Credit Growth Slowing in Emerging Markets, says Fitch
Although global real lending growth picked up slightly to 4.6% in 2013, it may slow in 2014 as a slowdown in emerging markets (EMs) outside Europe outweighs a weak recovery in the developed world, according to Fitch Ratings.
In its latest
‘Macro-Prudential Risk Monitor’
, the credit ratings agency (CRA) says that On the basis of recent and prospective credit growth, macro-prudential risk indicators (MPI) continue to trend lower in developed countries with the highest risks largely confined to EMs.
A meagre 1.3% real credit growth is forecast in the developed world this year after a third year of slight contraction in 2013. A similar pattern of slow expansion following modest contraction is evident in emerging Europe, where real credit growth is forecast to pick up to 3.7% this year after having turned positive last year (2.4%). Elsewhere, credit growth remains much more robust, but continues to slow in Asia and Latin America and is forecast to moderate in Middle East and Africa in 2014, after a strong increase in 2013.
Fitch adds that in the fastest-growing region – Asia – real credit growth is forecast to slow to about 9% in 2014 from 9.7% in 2013. Credit growth has also been on a declining trend in Latin America, though at 8% last year and a forecast 7.5% this year, remains fairly robust. Last year saw a more than doubling in real credit growth in Middle East and Africa to 8.3% – but growth is forecast to fall back this year to 5.8%. The pick-up was marked in some of the larger economies – Ghana, Kenya and Nigeria in sub-Saharan Africa and Morocco, UAE and Qatar in the Middle East/North Africa. Some of these countries are forecast to see material slowdowns this year.
Real private credit growth was above the 15% threshold for MPI 2 or above in 30 countries (27% of those in the report) in the 2011-2013 period. All except Hong Kong are EMs. Half are MPI 3, including four new countries – Angola, Bolivia, Venezuela, and Ethiopia – the latter newly added to Fitch’s coverage.
Since 2010 there have been credit-to-gross domestic product (GDP) increases of 30-40 percentage points in three countries: China, Hong Kong and Mongolia, with strong house price inflation continuing in Hong Kong, and to a lesser extent China. There was a similar rise in Singapore, but not coupled with any sign of asset bubbles. Credit-to-GDP has risen by over 20 percentage points in Thailand and Turkey.
Real credit growth remains subdued in most developed countries outside Asia, even though there are signs of a pick-up. Credit-to-GDP is down from its peak and stable at just below 150%, but with no sign of any further overall fall.
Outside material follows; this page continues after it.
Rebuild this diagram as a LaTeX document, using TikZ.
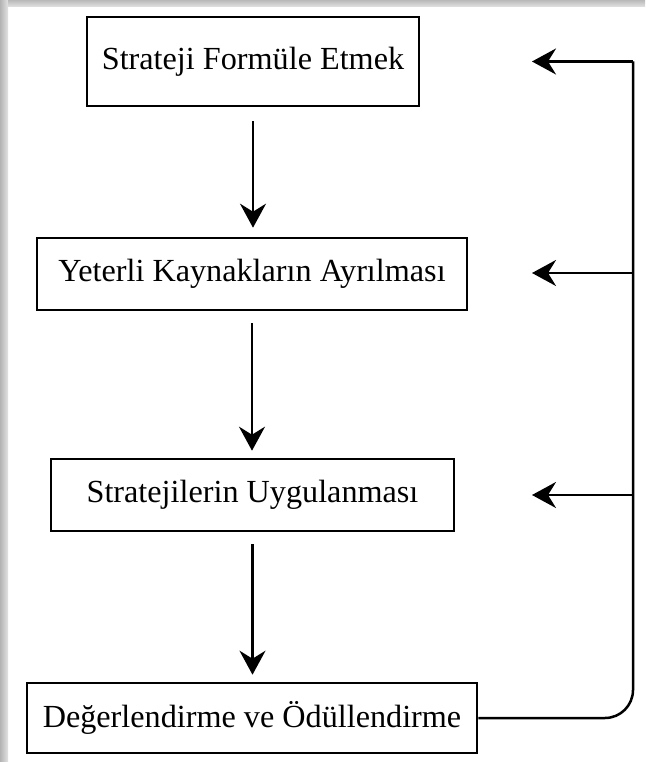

Deleveraging, to varying degrees, continues in most European countries while the credit-to-GDP ratio continues to rise in some other countries (such as Sweden, Switzerland and Hong Kong). Credit-to-GDP is rising again in the US, but in Germany continues a decade-long decline.
In most developed countries, where the historical trend of credit-to-GDP is rising, the ratio is now below trend, with three-quarters of countries now MPI 1. Hong Kong is the only developed country at MPI 3. The level of credit-to-GDP varies widely around the average, from over 300% in Cyprus to less than 100% in Germany.
Rising house prices help explain the MPI 3 scores only in China and Hong Kong. The pace of increase in Hong Kong – 14% in real terms in 2013 – is one of the fastest in the world. In other cases of rapid overall house price growth, prices are either still below trend (such as Australia and Estonia) or the price rises are not associated with rapid overall credit growth (such as Dubai, Israel, New Zealand and Taiwan).